= Lev Vasilevsky =

Soviet spy

Lev Petrovich Vasilevsky (1903–1979), also known as Leonid A. Tarasov, was the KGB Mexico City Illegal Resident during much of the period of the Manhattan Project. In 1943, the Moscow Center of KGB intelligence activities in North America, decided all contacts with J. Robert Oppenheimer, scientific director of the Manhattan Project at Los Alamos laboratory, would be through 'illegals' only. Vasilevsky, operating from Mexico City, was put in charge of running the illegal network after New York Resident Vasily Zarubin had been recalled to Moscow.
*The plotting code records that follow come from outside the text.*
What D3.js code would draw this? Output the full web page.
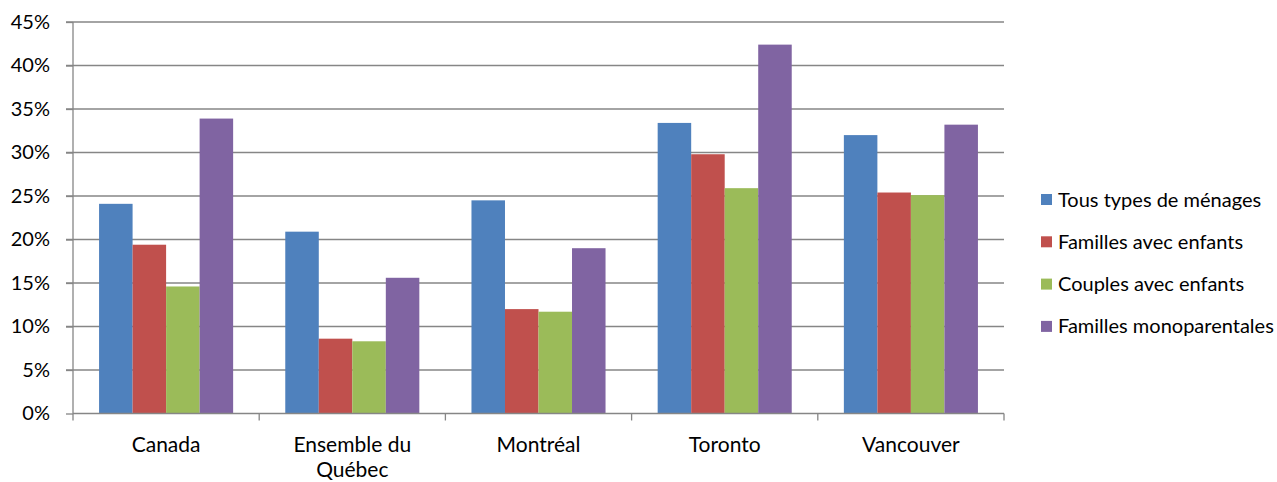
<!DOCTYPE html>
<html>
<head>
<meta charset="utf-8">
<script src="https://cdn.jsdelivr.net/npm/d3@7"></script>
<style>
  body { margin: 0; background: #fff; }
  text { font-family: Lato, "Open Sans", sans-serif; fill: #000; }
</style>
</head>
<body>
<div id="chart"></div>
<script>
// Data
var categories = ["Canada", "Ensemble du Québec", "Montréal", "Toronto", "Vancouver"];
var seriesNames = ["Tous types de ménages", "Familles avec enfants", "Couples avec enfants", "Familles monoparentales"];
var tousTypes = [24.1, 20.9, 24.5, 33.4, 32.0];
var famillesEnfants = [19.4, 8.6, 12.0, 29.8, 25.4];
var couplesEnfants = [14.6, 8.3, 11.7, 25.9, 25.1];
var monoparentales = [33.9, 15.6, 19.0, 42.4, 33.2];
var yTicks = [0, 5, 10, 15, 20, 25, 30, 35, 40, 45];
var colors = ["#4F81BD", "#C0504D", "#9BBB59", "#8064A2"];

var allSeries = [tousTypes, famillesEnfants, couplesEnfants, monoparentales];

var fontSize = "20px";
var svgWidth = 1277, svgHeight = 482;
var margin = { top: 22, right: 273, bottom: 68.5, left: 73 };
var chartWidth = svgWidth - margin.left - margin.right;
var chartHeight = svgHeight - margin.top - margin.bottom;

var svg = d3.select("#chart").append("svg")
  .attr("width", svgWidth)
  .attr("height", svgHeight);

var chartGroup = svg.append("g")
  .attr("transform", `translate(${margin.left}, ${margin.top})`);

// scales
var x0 = d3.scaleBand()
  .domain(categories)
  .range([0, chartWidth])
  .paddingInner(0.28)
  .paddingOuter(0.14);

var x1 = d3.scaleBand()
  .domain(d3.range(seriesNames.length))
  .range([0, x0.bandwidth()]);

var y = d3.scaleLinear()
  .domain([0, 45])
  .range([chartHeight, 0]);

// gridlines
chartGroup.append("g")
  .selectAll("line")
  .data(yTicks.slice(1))
  .enter()
  .append("line")
  .attr("x1", -7)
  .attr("x2", chartWidth)
  .attr("y1", d => y(d))
  .attr("y2", d => y(d))
  .attr("stroke", "#868686")
  .attr("stroke-width", 1.3);

// y axis
var leftAxis = d3.axisLeft(y)
  .tickValues(yTicks)
  .tickFormat(d => d + "%")
  .tickSize(7)
  .tickPadding(16);

var yAxisG = chartGroup.append("g").call(leftAxis);
yAxisG.select(".domain").attr("stroke", "#868686").attr("stroke-width", 1.3).attr("d", `M0,${chartHeight}V0`);
yAxisG.selectAll(".tick line").attr("stroke", "#868686").attr("stroke-width", 1.3);
yAxisG.selectAll(".tick text")
  .style("font-size", fontSize)
  .style("font-family", "Lato, 'Open Sans', sans-serif")
  .attr("fill", "#000");

// bars
var groups = chartGroup.append("g")
  .selectAll("g")
  .data(categories)
  .enter()
  .append("g")
  .attr("transform", d => `translate(${x0(d)}, 0)`);

groups.selectAll("rect")
  .data((d, i) => allSeries.map((s, j) => ({ series: j, value: s[i] })))
  .enter()
  .append("rect")
  .attr("x", d => x1(d.series))
  .attr("width", x1.bandwidth())
  .attr("y", d => y(d.value))
  .attr("height", d => chartHeight - y(d.value))
  .attr("fill", d => colors[d.series]);

// x axis: tick marks between categories
var xAxisG = chartGroup.append("g")
  .attr("transform", `translate(0, ${chartHeight})`);

xAxisG.append("line")
  .attr("x1", 0)
  .attr("x2", chartWidth)
  .attr("stroke", "#868686")
  .attr("stroke-width", 1.3);

xAxisG.selectAll(".sep")
  .data(d3.range(categories.length + 1))
  .enter()
  .append("line")
  .attr("class", "sep")
  .attr("x1", i => i * x0.step())
  .attr("x2", i => i * x0.step())
  .attr("y1", 0)
  .attr("y2", 7)
  .attr("stroke", "#868686")
  .attr("stroke-width", 1.3);

var catLabels = xAxisG.selectAll(".cat")
  .data(categories)
  .enter()
  .append("text")
  .attr("class", "cat")
  .attr("text-anchor", "middle")
  .attr("x", d => x0(d) + x0.bandwidth() / 2)
  .attr("y", 38)
  .style("font-size", "21px");

// wrap long labels like Excel does
catLabels.each(function(d) {
  var words = d.split(" ");
  var lines = [];
  var line = "";
  words.forEach(function(w) {
    var test = line ? line + " " + w : w;
    if (test.length > 12 && line) {
      lines.push(line);
      line = w;
    } else {
      line = test;
    }
  });
  lines.push(line);
  var el = d3.select(this);
  lines.forEach(function(l, k) {
    el.append("tspan")
      .attr("x", x0(d) + x0.bandwidth() / 2)
      .attr("dy", k === 0 ? 0 : 25)
      .text(l);
  });
});

// legend
var legend = svg.append("g")
  .attr("transform", "translate(1041, 200)");

var legendItems = legend.selectAll("g")
  .data(seriesNames)
  .enter()
  .append("g")
  .attr("transform", (d, i) => `translate(0, ${i * 42.3})`);

legendItems.append("rect")
  .attr("x", 0)
  .attr("y", -6)
  .attr("width", 11)
  .attr("height", 11)
  .attr("fill", (d, i) => colors[i]);

legendItems.append("text")
  .attr("x", 17)
  .attr("y", 6.5)
  .style("font-size", fontSize)
  .text(d => d);
</script>
</body>
</html>
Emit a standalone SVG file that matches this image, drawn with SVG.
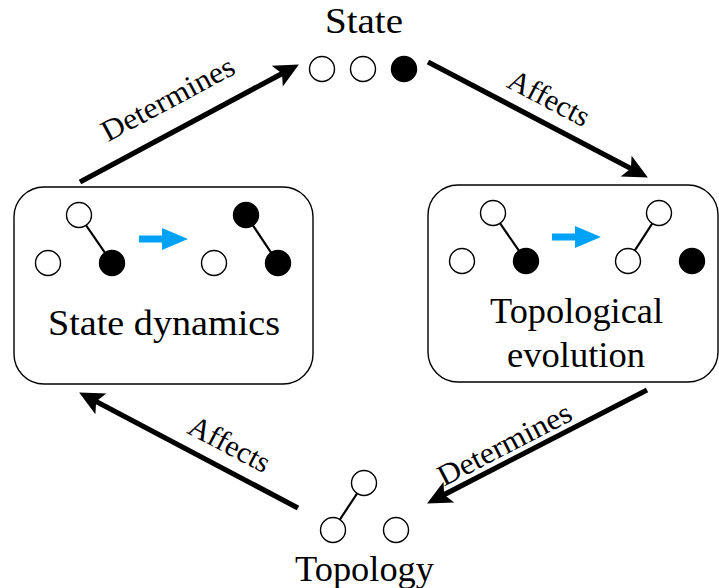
<svg xmlns="http://www.w3.org/2000/svg" width="719" height="588" viewBox="0 0 719 588">
  <defs>
    <style>
      .lbl { font-family: 'Liberation Serif', 'DejaVu Serif', serif; fill: #000; }
      .big { font-size: 36px; text-anchor: middle; }
      .edge-lbl { font-size: 30px; text-anchor: middle; }
      .box { fill: #fff; stroke: #000; stroke-width: 1.4; }
      .v-open { fill: #fff; stroke: #000; stroke-width: 1.4; }
      .v-fill { fill: #000; stroke: #000; stroke-width: 1.4; }
      .link { stroke: #000; stroke-width: 2.2; fill: none; }
      .flow { stroke: #000; stroke-width: 5.2; fill: none; marker-end: url(#head); }
    </style>
    <marker id="head" markerUnits="userSpaceOnUse" markerWidth="32" markerHeight="32" viewBox="-2 -15 30 30" refX="8" refY="0" orient="auto">
      <path d="M23,0 L0,-11 L5,0 L0,11 Z" fill="#000"/>
    </marker>
    <path id="step" d="M0,-3.5 L23,-3.5 L23,-11 L49,0 L23,11 L23,3.5 L0,3.5 Z" fill="#00A2F8"/>
  </defs>

  <!-- cycle of relations between the four parts -->
  <g id="connectors">
    <line class="flow" x1="80" y1="182" x2="284.8" y2="72.1"/>
    <line class="flow" x1="428" y1="62" x2="633.7" y2="170"/>
    <line class="flow" x1="647" y1="390" x2="441.3" y2="496.1"/>
    <line class="flow" x1="298" y1="508" x2="93.3" y2="400"/>
    <text class="lbl edge-lbl" textLength="147" lengthAdjust="spacingAndGlyphs" transform="translate(172.5 107.5) rotate(-28.2)">Determines</text>
    <text class="lbl edge-lbl" textLength="88" lengthAdjust="spacingAndGlyphs" transform="translate(544.5 107) rotate(27.7)">Affects</text>
    <text class="lbl edge-lbl" textLength="147" lengthAdjust="spacingAndGlyphs" transform="translate(509 453) rotate(-27.3)">Determines</text>
    <text class="lbl edge-lbl" textLength="88" lengthAdjust="spacingAndGlyphs" transform="translate(225 453) rotate(27.8)">Affects</text>
  </g>

  <!-- state: three vertices, one active -->
  <g id="node-state">
    <text class="lbl big" x="364" y="33" textLength="78" lengthAdjust="spacingAndGlyphs">State</text>
    <circle class="v-open" cx="322" cy="69" r="12.5"/>
    <circle class="v-open" cx="363" cy="69" r="12.5"/>
    <circle class="v-fill" cx="404" cy="69" r="12.5"/>
  </g>

  <!-- state dynamics: activity spreads along an edge -->
  <g id="node-state-dynamics">
    <rect class="box" x="14" y="187" width="299" height="197" rx="30" ry="30"/>
    <line class="link" x1="79" y1="215" x2="112" y2="263"/>
    <circle class="v-open" cx="79" cy="215" r="12.5"/>
    <circle class="v-open" cx="48" cy="263" r="12.5"/>
    <circle class="v-fill" cx="112" cy="263" r="12.5"/>
    <use href="#step" x="139" y="239"/>
    <line class="link" x1="246" y1="215" x2="278" y2="263"/>
    <circle class="v-open" cx="214" cy="263" r="12.5"/>
    <circle class="v-fill" cx="246" cy="215" r="12.5"/>
    <circle class="v-fill" cx="278" cy="263" r="12.5"/>
    <text class="lbl big" x="164" y="335" textLength="232" lengthAdjust="spacingAndGlyphs">State dynamics</text>
  </g>

  <!-- topological evolution: an edge is rewired -->
  <g id="node-topological-evolution">
    <rect class="box" x="428" y="185" width="290" height="197" rx="30" ry="30"/>
    <line class="link" x1="493" y1="213" x2="526" y2="261"/>
    <circle class="v-open" cx="493" cy="213" r="12.5"/>
    <circle class="v-open" cx="462" cy="261" r="12.5"/>
    <circle class="v-fill" cx="526" cy="261" r="12.5"/>
    <use href="#step" x="552" y="237"/>
    <line class="link" x1="659" y1="213" x2="628" y2="261"/>
    <circle class="v-open" cx="659" cy="213" r="12.5"/>
    <circle class="v-open" cx="628" cy="261" r="12.5"/>
    <circle class="v-fill" cx="692" cy="261" r="12.5"/>
    <text class="lbl big" x="576.5" y="323" textLength="173" lengthAdjust="spacingAndGlyphs">Topological</text>
    <text class="lbl big" x="576" y="367" textLength="138" lengthAdjust="spacingAndGlyphs">evolution</text>
  </g>

  <!-- topology: vertices and their single edge -->
  <g id="node-topology">
    <line class="link" x1="333" y1="530" x2="364" y2="483"/>
    <circle class="v-open" cx="364" cy="483" r="12.5"/>
    <circle class="v-open" cx="333" cy="530" r="12.5"/>
    <circle class="v-open" cx="396" cy="530" r="12.5"/>
    <text class="lbl big" x="364.5" y="581" textLength="139" lengthAdjust="spacingAndGlyphs">Topology</text>
  </g>
</svg>
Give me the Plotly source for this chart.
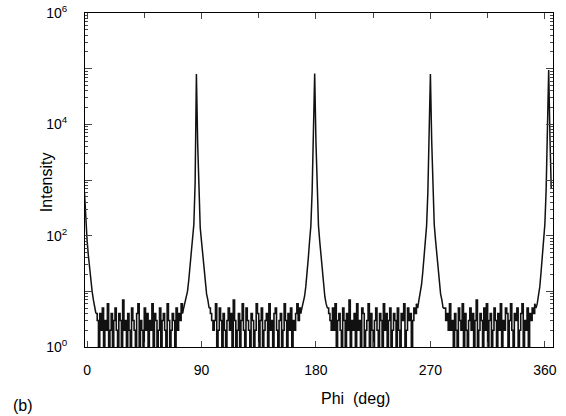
import plotly.graph_objects as go

# phi scan, 1 deg steps, segments start at these angles
seg_starts = [-2, 8, 76, 97, 169, 190, 260, 281, 353]

tail_0 = [600, 150, 85, 45, 26, 15, 10, 7, 5, 4]
noise_1 = [3, 1, 4, 2, 5, 1, 3, 2, 6, 1,
           2, 4, 1, 3, 5, 2, 1, 4, 3, 1,
           7, 2, 3, 1, 4, 2, 1, 5, 3, 2,
           1, 4, 6, 1, 3, 2, 1, 5, 2, 4,
           1, 3, 2, 6, 1, 4, 3, 1, 2, 5,
           1, 3, 4, 2, 1, 6, 3, 1, 2, 4,
           3, 1, 5, 2, 4, 3, 6, 4]
peak_90 = [5, 6, 7, 10, 16, 30, 52, 90, 160, 900, 80000,
           4500, 650, 140, 80, 46, 26, 14, 9, 7, 5]
noise_2 = [4, 3, 2, 3, 6, 1, 2, 5, 3, 1,
           4, 2, 1, 3, 5, 2, 4, 1, 7, 3,
           1, 2, 4, 1, 3, 6, 2, 1, 5, 3,
           2, 1, 4, 3, 1, 2, 6, 4, 1, 3,
           5, 1, 2, 3, 4, 1, 6, 2, 3, 1,
           4, 5, 2, 1, 3, 4, 1, 2, 6, 3,
           1, 4, 2, 5, 1, 3, 2, 4, 6, 3, 5, 4]
peak_180 = [5, 6, 8, 12, 20, 40, 80, 150, 620, 5000, 82000,
            4800, 600, 150, 78, 44, 24, 13, 8, 6, 5]
noise_3 = [4, 3, 2, 5, 2, 6, 1, 3, 4, 2,
           1, 5, 3, 1, 4, 2, 7, 1, 3, 2,
           4, 1, 6, 2, 3, 1, 5, 4, 1, 2,
           3, 6, 1, 4, 2, 1, 3, 5, 2, 1,
           4, 3, 1, 6, 2, 4, 1, 3, 5, 1,
           2, 4, 3, 1, 5, 2, 1, 4, 3, 6,
           1, 2, 5, 3, 4, 1, 3, 5, 4, 6]
peak_270 = [5, 7, 9, 13, 22, 45, 82, 150, 600, 5000, 80000,
            5200, 620, 160, 85, 46, 24, 13, 9, 7, 5]
noise_4 = [5, 3, 4, 2, 6, 2, 3, 1, 4, 2,
           1, 5, 3, 2, 6, 1, 4, 2, 1, 3,
           5, 2, 4, 1, 3, 7, 1, 2, 4, 3,
           1, 5, 2, 6, 1, 3, 4, 1, 2, 5,
           3, 1, 4, 2, 6, 1, 3, 2, 5, 4,
           1, 3, 6, 2, 1, 4, 3, 5, 1, 2,
           4, 6, 1, 3, 2, 5, 1, 4, 3, 5, 4, 6]
peak_360 = [5, 6, 8, 12, 22, 48, 85, 160, 650, 5500, 95000, 6000, 700]

segments = [tail_0, noise_1, peak_90, noise_2, peak_180,
            noise_3, peak_270, noise_4, peak_360]
is_noise = [False, True, False, True, False, True, False, True, False]

x_ticks = [0, 90, 180, 270, 360]
y_ticks = [1, 10, 100, 1000, 10000, 100000, 1000000]
y_labels = ["10<sup>0</sup>", "", "10<sup>2</sup>", "", "10<sup>4</sup>", "", "10<sup>6</sup>"]

font = "Liberation Sans, Arial, sans-serif"

fig = go.Figure()
prev = None
for start, seg, noisy in zip(seg_starts, segments, is_noise):
    xs = [start + i for i in range(len(seg))]
    ys = list(seg)
    if prev is not None:
        # join to the last point of the previous segment
        xs = [prev[0]] + xs
        ys = [prev[1]] + ys
    prev = (xs[-1], ys[-1])
    fig.add_trace(go.Scatter(x=xs, y=ys, mode="lines",
                             line_shape="hv" if noisy else "linear",
                             line=dict(color="#111111", width=1.6 if noisy else 1.5)))

fig.update_xaxes(range=[-1.6, 366.4], tickvals=x_ticks, ticks="inside", ticklen=6,
                 showline=True, linecolor="black", linewidth=1, mirror="allticks",
                 showgrid=False, zeroline=False, ticklabelstandoff=10, automargin=False,
                 ticklabeloverflow="allow",
                 minor=dict(dtick=45, ticks="inside", ticklen=5, showgrid=False),
                 tickfont=dict(family=font, size=14, color="black"))
fig.update_yaxes(type="log", range=[0, 6], tickvals=y_ticks, ticktext=y_labels,
                 ticks="inside", ticklen=7, showline=True, linecolor="black",
                 linewidth=1, mirror="allticks", showgrid=False, zeroline=False,
                 ticklabelstandoff=14, automargin=False, ticklabeloverflow="allow",
                 minor=dict(dtick="D1", ticks="inside", ticklen=3, showgrid=False),
                 tickfont=dict(family=font, size=14, color="black"))

fig.add_annotation(text="Intensity", x=-0.083, y=0.494, xref="paper", yref="paper",
                   xanchor="center", yanchor="middle", textangle=-90, showarrow=False,
                   font=dict(family=font, size=16, color="black"))
fig.add_annotation(text="Phi  (deg)", x=0.577, y=-0.155, xref="paper", yref="paper",
                   xanchor="center", yanchor="middle", showarrow=False,
                   font=dict(family=font, size=16, color="black"))
fig.add_annotation(text="(b)", x=-0.1325, y=-0.174, xref="paper", yref="paper",
                   xanchor="center", yanchor="middle", showarrow=False,
                   font=dict(family=font, size=16, color="black"))

fig.update_layout(width=566, height=416, showlegend=False,
                  margin=dict(l=85, r=13, t=13, b=69),
                  paper_bgcolor="white", plot_bgcolor="white")

# drop the default page margin so the figure sits at the window corner
fig.write_html("out.html", config={"displayModeBar": False},
               post_script="document.body.style.margin='0';")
Vasilevsky's instructions were to control the network from the Mexico City Residentura. Bruno Pontecorvo was the conduit supplying the atomic secrets from Enrico Fermi. Vasilevsky provided Pontecorvo with an escape route through Finland which Pontecorvo used in 1950 after the arrest of Klaus Fuchs.

Kitty Harris went to Mexico City in early 1943 to be a courier for Vasilevsky. She was further detailed by Vasilevsky to the Santa Fe drugstore safe house where she coordinated the front's clandestine activities.

In 1945, for his work in handling the Fermi line in the United States, Vasilevsky was appointed deputy director of Department S. For a short period in 1947 he was the director of the department of scientific and technological intelligence in the Committee of Information (KI).

In November 1945, when the Soviet atomic bomb project was having difficulty starting its first nuclear reactor, Lavrentiy Beria sent Yakov Terletsky of the Soviet project and Vasilevsky to Denmark with 22 prepared questions to seek the advice of Niels Bohr, another veteran of the World War II Manhattan project. Bohr repeated items from the Smyth Report, a recently publicated US issue of nuclear subjects. Bohr spent some of the time praising his former student Lev Landau.

Vasilevsky was later expelled from the party for "treacherous antiparty activities in Paris and in Mexico".